Kwei-Lan segue dando curso à suas lembranças: “Vejo-me estando com passos lentos, ao lado de minha mãe, quando entrávamos no templo. Observo como deposita o incenso na urna, e com ela me ajoelho piedosamente ante os deuses, com o frio do medo na alma”. Ao fim e ao cabo, indaga, perplexa: “Eu pergunto, irmã, como, com semelhante passado, me podia adaptar a um homem do caráter de meu marido. Para que servem todos meus dons? Decido pôr-me uma jaqueta de seda azul com botões negros incrustados de prata. Enfeitarei meus cabelos com flores de jasmim, calçarei meus sapatos pretos bordados de azul e saudarei meu senhor quando entrar... Faço-o assim, mas é em vão. Seus olhos correm imediatamente para outras coisas... As cartas abertas em cima da mesa, os livros. Para mim, nem um pensamento solitário”. Pobre e confusa Kwei-Lan, em sua perplexidade com atitudes que não compreende!!

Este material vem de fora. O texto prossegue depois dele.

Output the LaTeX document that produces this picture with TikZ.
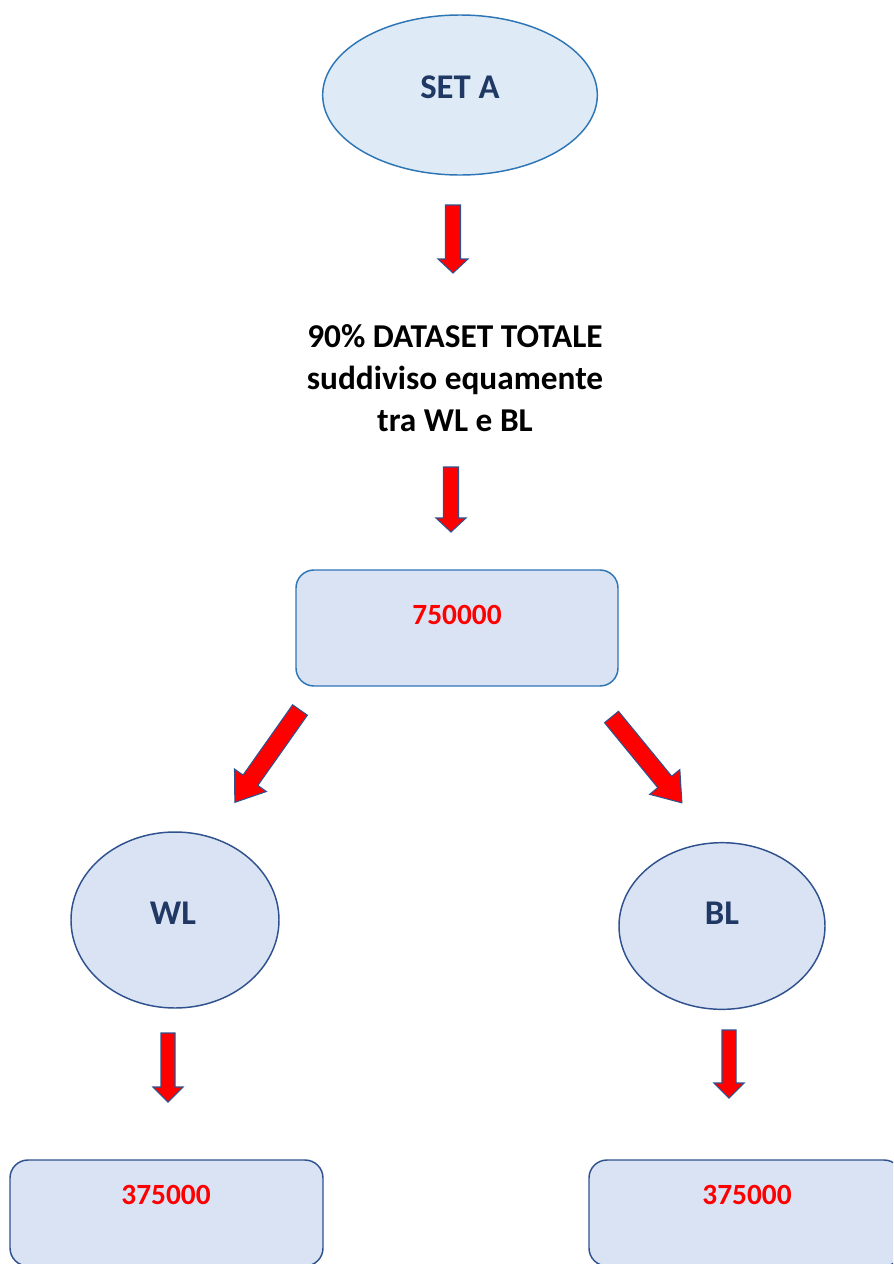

Aos poucos, porém, essa típica moça chinesa vai mudando seus pensamentos: sobre si mesma, sobre sua visão do Ocidente em confronto com as idéias que lhe foram incutidas desde tenra infância. E assimila, quase sem perceber, costumes do marido. Confronta, em seu íntimo, as duas culturas tão díspares, em alguns pontos, antagônicas, e com isso constrói seu próprio lugar no mundo. Não revelarei mais nada sobre o enredo dessa obra-prima nem sobre essa personagem feminina, rica em experiências que, pelo que vive e pelo que faz, se torna absolutamente inesquecível na mente do leitor. Tire a prova. Leia essa maravilha de romance, que é “Vento Leste vento Oeste”, de Pearl S. Buck.